** START Dataset content **
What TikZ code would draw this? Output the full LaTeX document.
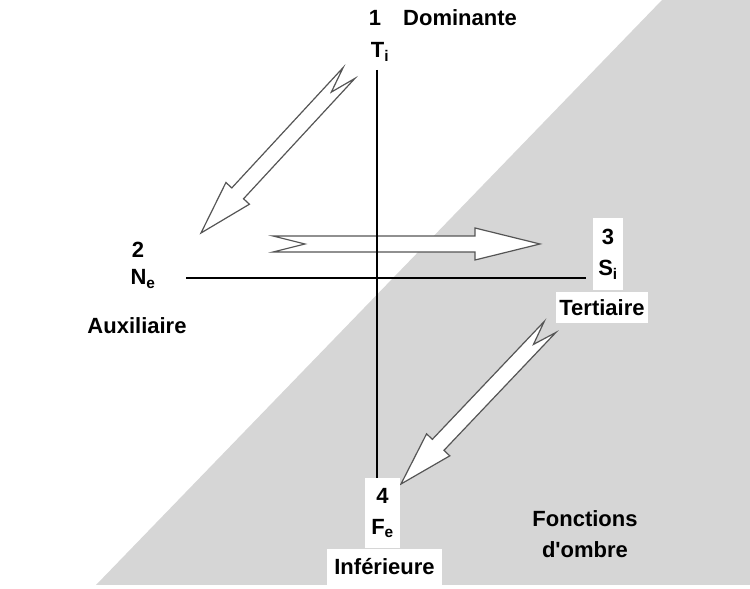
\documentclass[tikz,border=0pt]{standalone}
\usepackage{fontspec}
\setmainfont{Liberation Sans}
\usetikzlibrary{calc}

\definecolor{gris}{RGB}{214,214,214}
\definecolor{contour}{RGB}{85,85,85}

\tikzset{
  etiquette/.style={font=\fontsize{22}{31}\selectfont\bfseries, inner sep=0pt, align=center},
  boite/.style={fill=white},
  axe/.style={line width=2.8pt, black},
  fleche/.style={fill=white, draw=contour, line width=1.2pt, line join=miter}
}

% block arrow with a notched tail: tail, tip, head length, notch depth
\newcommand\flechebloc[4]{%
  \draw[fleche] let \p1=(#1), \p2=(#2), \n1={atan2(\y2-\y1,\x2-\x1)} in
    ($(#1)+(\n1+90:8)$) -- ($(#2)+(\n1+180:#3)+(\n1+90:8)$)
    -- ($(#2)+(\n1+180:#3)+(\n1+90:16)$) -- (#2)
    -- ($(#2)+(\n1+180:#3)+(\n1-90:16)$) -- ($(#2)+(\n1+180:#3)+(\n1-90:8)$)
    -- ($(#1)+(\n1-90:8)$) -- ($(#1)+(\n1:#4)$) -- cycle;}

\begin{document}
\begin{tikzpicture}[x=1pt, y=1pt]
  \useasboundingbox (0,0) rectangle (750,589);

  % shadow half of the picture
  \fill[gris] (662,589) -- (750,589) -- (750,4) -- (96,4) -- cycle;

  % ends of the arrows
  \coordinate (queue1) at (349,516);
  \coordinate (pointe1) at (201,356);
  \coordinate (queue2) at (273,345);
  \coordinate (pointe2) at (540,345);
  \coordinate (queue3) at (550,262);
  \coordinate (pointe3) at (401,105);

  \flechebloc{queue1}{pointe1}{54}{26}
  \flechebloc{queue2}{pointe2}{65}{32}
  \flechebloc{queue3}{pointe3}{54}{24}

  % the two axes
  \coordinate (haut) at (377,519);
  \coordinate (bas) at (377,111);
  \coordinate (gauche) at (186,311);
  \coordinate (droite) at (586,311);
  \draw[axe] (haut) -- (bas);
  \draw[axe] (gauche) -- (droite);

  % labels
  \node[etiquette] (un) at (375,571) {1};
  \node[etiquette, anchor=west] (dominante) at (403,571) {Dominante};
  \node[etiquette] (ti) at (380,537) {T\textsubscript{i}};

  \node[etiquette] (deux) at (138,339) {2};
  \node[etiquette] (ne) at (143,310) {N\textsubscript{e}};
  \node[etiquette] (auxiliaire) at (137,263) {Auxiliaire};

  \node[etiquette, boite, minimum width=30pt, minimum height=72pt] (trois) at (608,335) {3\\S\textsubscript{i}};
  \node[etiquette, boite, minimum width=92pt, minimum height=31pt] (tertiaire) at (602,281.5) {Tertiaire};

  \node[etiquette, boite, minimum width=35pt, minimum height=70pt] (quatre) at (382.5,76) {4\\F\textsubscript{e}};
  \node[etiquette, boite, minimum width=115pt, minimum height=36pt] (inferieure) at (384.5,22) {Inférieure};

  \node[etiquette] (ombre) at (585,55) {Fonctions\\d\textquotesingle ombre};
\end{tikzpicture}
\end{document}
** END Dataset content **
▶ **What is asked**: Reproduce every line precisely as given, omitting all pictures.

▶ **Answer below**:
What TikZ code would draw this? Output the full LaTeX document.
\documentclass[tikz,border=0pt]{standalone}
\usepackage{fontspec}
\setmainfont{Liberation Sans}
\usetikzlibrary{calc}

\definecolor{gris}{RGB}{214,214,214}
\definecolor{contour}{RGB}{85,85,85}

\tikzset{
  etiquette/.style={font=\fontsize{22}{31}\selectfont\bfseries, inner sep=0pt, align=center},
  boite/.style={fill=white},
  axe/.style={line width=2.8pt, black},
  fleche/.style={fill=white, draw=contour, line width=1.2pt, line join=miter}
}

% block arrow with a notched tail: tail, tip, head length, notch depth
\newcommand\flechebloc[4]{%
  \draw[fleche] let \p1=(#1), \p2=(#2), \n1={atan2(\y2-\y1,\x2-\x1)} in
    ($(#1)+(\n1+90:8)$) -- ($(#2)+(\n1+180:#3)+(\n1+90:8)$)
    -- ($(#2)+(\n1+180:#3)+(\n1+90:16)$) -- (#2)
    -- ($(#2)+(\n1+180:#3)+(\n1-90:16)$) -- ($(#2)+(\n1+180:#3)+(\n1-90:8)$)
    -- ($(#1)+(\n1-90:8)$) -- ($(#1)+(\n1:#4)$) -- cycle;}

\begin{document}
\begin{tikzpicture}[x=1pt, y=1pt]
  \useasboundingbox (0,0) rectangle (750,589);

  % shadow half of the picture
  \fill[gris] (662,589) -- (750,589) -- (750,4) -- (96,4) -- cycle;

  % ends of the arrows
  \coordinate (queue1) at (349,516);
  \coordinate (pointe1) at (201,356);
  \coordinate (queue2) at (273,345);
  \coordinate (pointe2) at (540,345);
  \coordinate (queue3) at (550,262);
  \coordinate (pointe3) at (401,105);

  \flechebloc{queue1}{pointe1}{54}{26}
  \flechebloc{queue2}{pointe2}{65}{32}
  \flechebloc{queue3}{pointe3}{54}{24}

  % the two axes
  \coordinate (haut) at (377,519);
  \coordinate (bas) at (377,111);
  \coordinate (gauche) at (186,311);
  \coordinate (droite) at (586,311);
  \draw[axe] (haut) -- (bas);
  \draw[axe] (gauche) -- (droite);

  % labels
  \node[etiquette] (un) at (375,571) {1};
  \node[etiquette, anchor=west] (dominante) at (403,571) {Dominante};
  \node[etiquette] (ti) at (380,537) {T\textsubscript{i}};

  \node[etiquette] (deux) at (138,339) {2};
  \node[etiquette] (ne) at (143,310) {N\textsubscript{e}};
  \node[etiquette] (auxiliaire) at (137,263) {Auxiliaire};

  \node[etiquette, boite, minimum width=30pt, minimum height=72pt] (trois) at (608,335) {3\\S\textsubscript{i}};
  \node[etiquette, boite, minimum width=92pt, minimum height=31pt] (tertiaire) at (602,281.5) {Tertiaire};

  \node[etiquette, boite, minimum width=35pt, minimum height=70pt] (quatre) at (382.5,76) {4\\F\textsubscript{e}};
  \node[etiquette, boite, minimum width=115pt, minimum height=36pt] (inferieure) at (384.5,22) {Inférieure};

  \node[etiquette] (ombre) at (585,55) {Fonctions\\d\textquotesingle ombre};
\end{tikzpicture}
\end{document}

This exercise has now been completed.